* _Task objective_: From the entries below, reproduce exactly the lines from the one with "What Plotly code" through the one with "annotations = []", both included, without images.

* _Recorded information_:

---

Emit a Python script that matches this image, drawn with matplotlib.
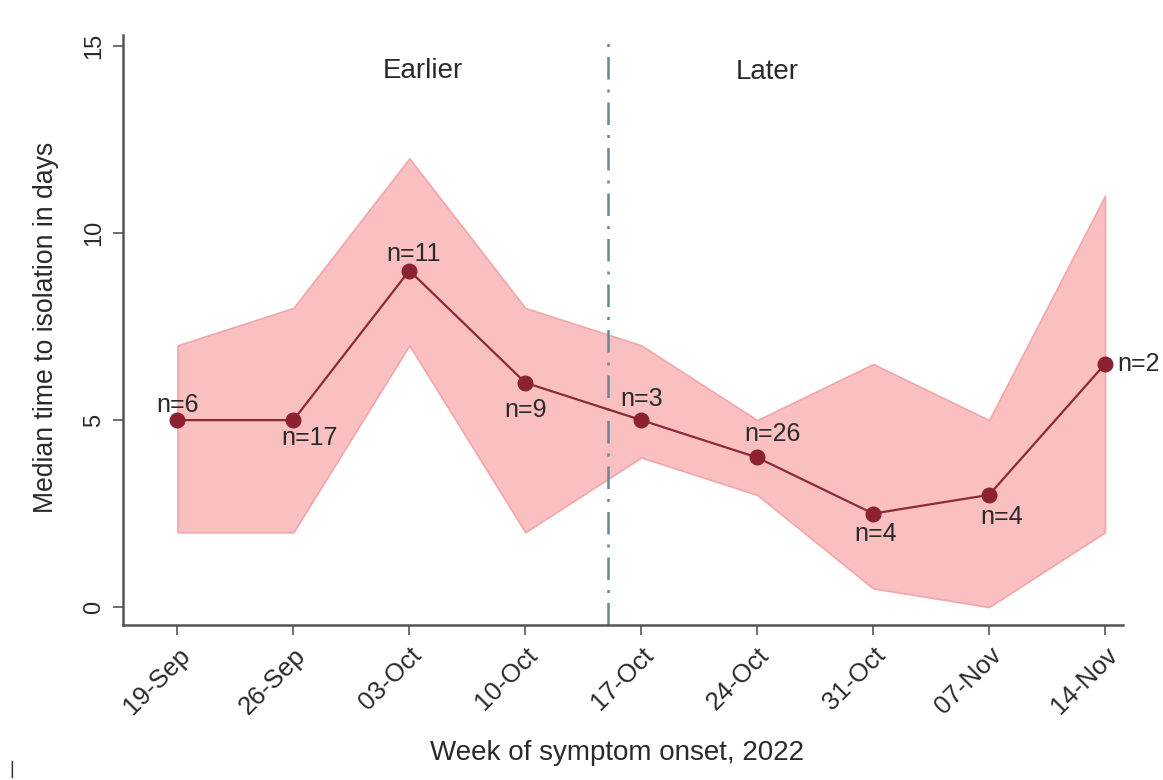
import matplotlib
matplotlib.use("Agg")
import matplotlib.pyplot as plt
import numpy as np

weeks = ["19-Sep", "26-Sep", "03-Oct", "10-Oct", "17-Oct", "24-Oct", "31-Oct", "07-Nov", "14-Nov"]
median = [5, 5, 9, 6, 5, 4, 2.5, 3, 6.5]
lower = [2, 2, 7, 2, 4, 3, 0.5, 0, 2]
upper = [7, 8, 12, 8, 7, 5, 6.5, 5, 11]
counts = [6, 17, 11, 9, 3, 26, 4, 4, 2]
# label offsets in pixels (dx, dy) relative to point
offsets = [(0, 15), (16, -18), (4, 17), (0, -27), (0, 21), (15, 23), (2, -20), (13, -22), (12, 0)]
divider_week = 3 + 5 / 7  # 15-Oct

plt.rcParams['font.family'] = ['Liberation Sans', 'DejaVu Sans']

fig = plt.figure(figsize=(11.63, 7.8), dpi=100)
W, H = 1163, 780
ax = fig.add_axes([123 / W, 1 - 625 / H, (1123 - 123) / W, (625 - 35) / H])

x = np.arange(len(weeks))
ax.fill_between(x, lower, upper, facecolor='#F9BFC1', edgecolor='#F3A6AA', linewidth=1.2, zorder=1)
ax.plot(x, median, color='#8C2A36', linewidth=1.6, marker='o', markersize=10.5,
        markerfacecolor='#8C2131', markeredgecolor='#8C2131', zorder=3)

ax.axvline(divider_week, color='#6A8593', linewidth=1.8, linestyle=(0, (9, 4, 1.2, 4)), zorder=2)

for xi, yi, n, (dx, dy) in zip(x, median, counts, offsets):
    ha = 'left' if dy == 0 else 'center'
    ax.annotate(f"n={n}", (xi, yi), xytext=(dx, dy), textcoords='offset pixels',
                ha=ha, va='center', fontsize=18, color='#2a2a2a', zorder=4)

ax.text(2.12, 14.35, "Earlier", ha='center', va='center', fontsize=20, color='#2a2a2a')
ax.text(5.09, 14.3, "Later", ha='center', va='center', fontsize=20, color='#2a2a2a')

ax.set_xlim(-0.47, 8.155)
ax.set_ylim(-0.48, 15.3)
ax.set_yticks([0, 5, 10, 15])
ax.set_yticklabels(["0", "5", "10", "15"], rotation=90, va='center', fontsize=17, color='#2a2a2a')
ax.set_xticks(x)
ax.set_xticklabels(weeks, rotation=45, ha='right', rotation_mode='anchor', fontsize=18.5, color='#2a2a2a')
ax.tick_params(axis='both', length=7, width=1.2, color='#555555', pad=6)

for s in ['top', 'right']:
    ax.spines[s].set_visible(False)
for s in ['left', 'bottom']:
    ax.spines[s].set_color('#555555')
    ax.spines[s].set_linewidth(1.8)

fig.text(46 / W, 1 - 327 / H, "Median time to isolation in days", rotation=90,
         ha='center', va='center', fontsize=19.2, color='#2a2a2a')
fig.text(617 / W, 1 - 753 / H, "Week of symptom onset, 2022", ha='center', va='center',
         fontsize=20, color='#2a2a2a')
fig.text(12 / W, 1 - 770 / H, "|", ha='center', va='center', fontsize=13, color='#333333')

fig.savefig("out.png", dpi=100)
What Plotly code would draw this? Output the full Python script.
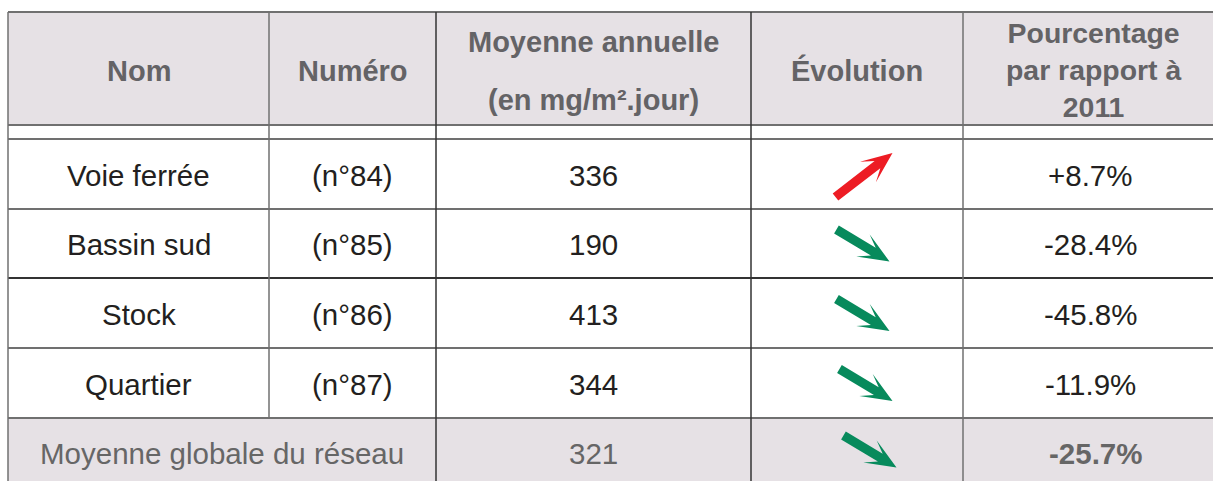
import plotly.graph_objects as go
import math

# ---- data ----
headers = ["Nom", "Numéro", "Moyenne annuelle", "Évolution", "Pourcentage<br>par rapport à<br>2011"]
header_sub = "(en mg/m².jour)"
noms = ["Voie ferrée", "Bassin sud", "Stock", "Quartier"]
numeros = ["(n°84)", "(n°85)", "(n°86)", "(n°87)"]
moyennes = [336, 190, 413, 344]
pourcentages = [8.7, -28.4, -45.8, -11.9]
global_label = "Moyenne globale du réseau"
global_moyenne = 321
global_pourcentage = -25.7

# ---- layout geometry (pixels, page coordinates) ----
W, H = 1213, 481
col_edges = [8, 269, 436, 751, 963, 1225]
top = 12
header_bottom = 125
spacer_bottom = 139
row_h = [70, 69, 70, 70]
row_edges = [spacer_bottom]
for h in row_h:
    row_edges.append(row_edges[-1] + h)
last_bottom = 495

HEADER_BG = "#E6E1E5"
HEADER_TXT = "#646366"
BODY_TXT = "#231F20"
GRID = "#707070"
GRID_DARK = "#333333"
RED = "#ED1C24"
GREEN = "#078A5C"
FONT = "Liberation Sans"
HEAD_SIZE = 29
BODY_SIZE = 29.5

fig = go.Figure()
fig.add_trace(go.Scatter(x=[0, W], y=[0, H], mode="markers", marker=dict(opacity=0),
                         hoverinfo="skip", showlegend=False))

shapes = []
annotations = []

def cx(i):
    return (col_edges[i] + col_edges[i + 1]) / 2

shapes.append(dict(type="rect", x0=col_edges[0], x1=col_edges[-1], y0=top, y1=header_bottom,
                   fillcolor=HEADER_BG, line_width=0, layer="below"))
shapes.append(dict(type="rect", x0=col_edges[0], x1=col_edges[-1], y0=row_edges[-1], y1=last_bottom,
                   fillcolor=HEADER_BG, line_width=0, layer="below"))

def hline(y, color=GRID, w=2):
    shapes.append(dict(type="line", x0=col_edges[0], x1=col_edges[-1], y0=y, y1=y, line=dict(color=color, width=w)))

def vline(x, y0, y1, color=GRID, w=1.5):
    shapes.append(dict(type="line", x0=x, x1=x, y0=y0, y1=y1, line=dict(color=color, width=w)))

hline(top)
hline(header_bottom)
hline(spacer_bottom)
for i, y in enumerate(row_edges[1:]):
    hline(y, GRID_DARK if i == 1 else GRID)

vline(col_edges[0], top, last_bottom)
vline(col_edges[1], top, row_edges[-1])
vline(col_edges[2], top, last_bottom, GRID_DARK)
vline(col_edges[3], top, last_bottom, GRID_DARK)
vline(col_edges[4], top, last_bottom)

def bold(t):
    return "<b>" + t.replace("<br>", "</b><br><b>") + "</b>"

def text(x, y, t, size, color):
    annotations.append(dict(x=x, y=y, text=t, showarrow=False,
                            font=dict(family=FONT, size=size, color=color),
                            xanchor="center", yanchor="middle"))

# header texts
hy = (top + header_bottom) / 2
pct_x = 1093
for i, h in enumerate(headers):
    if i == 2:
        text(cx(i), 42, bold(h), HEAD_SIZE, HEADER_TXT)
        text(cx(i), 100, bold(header_sub), HEAD_SIZE, HEADER_TXT)
    elif i == 4:
        text(pct_x, hy + 1, bold(h), HEAD_SIZE * 0.98, HEADER_TXT)
    else:
        text(cx(i), hy + 2, bold(h), HEAD_SIZE, HEADER_TXT)

def pct(v):
    return ("+" if v > 0 else "") + f"{v:.1f}%"

def arrow(xc, yc, up, color):
    if up:
        ang = math.atan2(-44, 57)
        L = 72
    else:
        ang = math.atan2(32, 53)
        L = 62
    hw, hl, bw, bb = 4.6, 19, 13, 31
    pts = [(0, -hw), (L - hl, -hw), (L - bb, -bw), (L, 0), (L - bb, bw), (L - hl, hw), (0, hw)]
    ca, sa = math.cos(ang), math.sin(ang)
    x0 = xc - ca * L / 2
    y0 = yc - sa * L / 2
    P = [(x0 + u * ca - v * sa, y0 + u * sa + v * ca) for u, v in pts]
    path = "M " + " L ".join(f"{x:.1f},{y:.1f}" for x, y in P) + " Z"
    shapes.append(dict(type="path", path=path, fillcolor=color, line_width=0))

for r in range(len(noms)):
    yc = (row_edges[r] + row_edges[r + 1]) / 2 + 1
    text(cx(0), yc, noms[r], BODY_SIZE, BODY_TXT)
    text(cx(1), yc, numeros[r], BODY_SIZE, BODY_TXT)
    text(cx(2), yc, str(moyennes[r]), BODY_SIZE, BODY_TXT)
    text(pct_x - 3, yc, pct(pourcentages[r]), BODY_SIZE, BODY_TXT)
    up = pourcentages[r] > 0
    arrow(857 + (7 if up else 6 + (3 if r == 3 else 0)), yc + (0 if up else 1), up, RED if up else GREEN)

# last row
ly = (row_edges[-1] + 481) / 2 + 4
text((col_edges[0] + col_edges[2]) / 2, ly, global_label, BODY_SIZE, "#666666")
text(cx(2), ly, str(global_moyenne), BODY_SIZE, "#666666")
text(pct_x + 2, ly, bold(pct(global_pourcentage)), BODY_SIZE, "#666666")
arrow(857 + 13, ly - 2, global_pourcentage > 0, RED if global_pourcentage > 0 else GREEN)

fig.update_layout(
    width=W, height=H, margin=dict(l=0, r=0, t=0, b=0),
    paper_bgcolor="white", plot_bgcolor="white",
    xaxis=dict(range=[0, W], visible=False, fixedrange=True),
    yaxis=dict(range=[H, 0], visible=False, fixedrange=True),
    shapes=shapes, annotations=annotations, showlegend=False,
)

fig.write_html(
    "out.html",
    config={"displayModeBar": False},
    post_script="document.body.style.margin='0';document.body.style.overflow='hidden';",
)
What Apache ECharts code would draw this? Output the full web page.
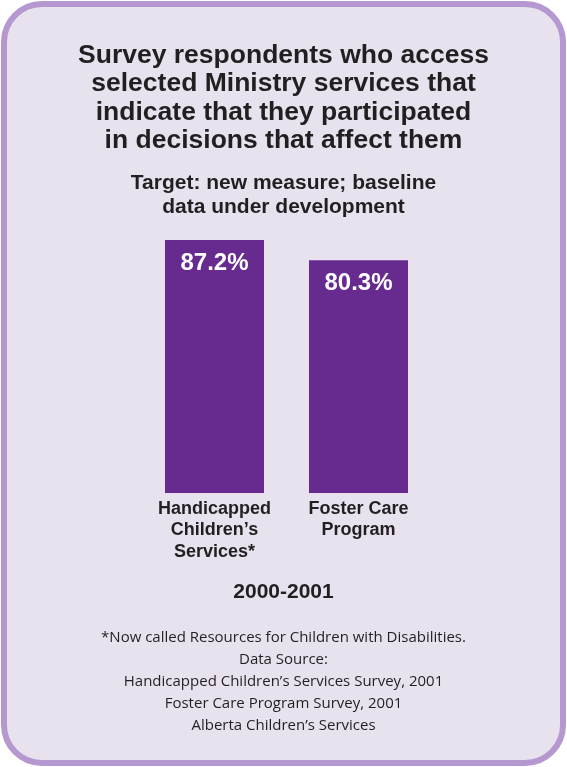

---

* _Reply_:
What Plotly code would draw this? Output the full Python script.
import plotly.graph_objects as go
import math

# ---- data ----
headers = ["Nom", "Numéro", "Moyenne annuelle", "Évolution", "Pourcentage<br>par rapport à<br>2011"]
header_sub = "(en mg/m².jour)"
noms = ["Voie ferrée", "Bassin sud", "Stock", "Quartier"]
numeros = ["(n°84)", "(n°85)", "(n°86)", "(n°87)"]
moyennes = [336, 190, 413, 344]
pourcentages = [8.7, -28.4, -45.8, -11.9]
global_label = "Moyenne globale du réseau"
global_moyenne = 321
global_pourcentage = -25.7

# ---- layout geometry (pixels, page coordinates) ----
W, H = 1213, 481
col_edges = [8, 269, 436, 751, 963, 1225]
top = 12
header_bottom = 125
spacer_bottom = 139
row_h = [70, 69, 70, 70]
row_edges = [spacer_bottom]
for h in row_h:
    row_edges.append(row_edges[-1] + h)
last_bottom = 495

HEADER_BG = "#E6E1E5"
HEADER_TXT = "#646366"
BODY_TXT = "#231F20"
GRID = "#707070"
GRID_DARK = "#333333"
RED = "#ED1C24"
GREEN = "#078A5C"
FONT = "Liberation Sans"
HEAD_SIZE = 29
BODY_SIZE = 29.5

fig = go.Figure()
fig.add_trace(go.Scatter(x=[0, W], y=[0, H], mode="markers", marker=dict(opacity=0),
                         hoverinfo="skip", showlegend=False))

shapes = []
annotations = []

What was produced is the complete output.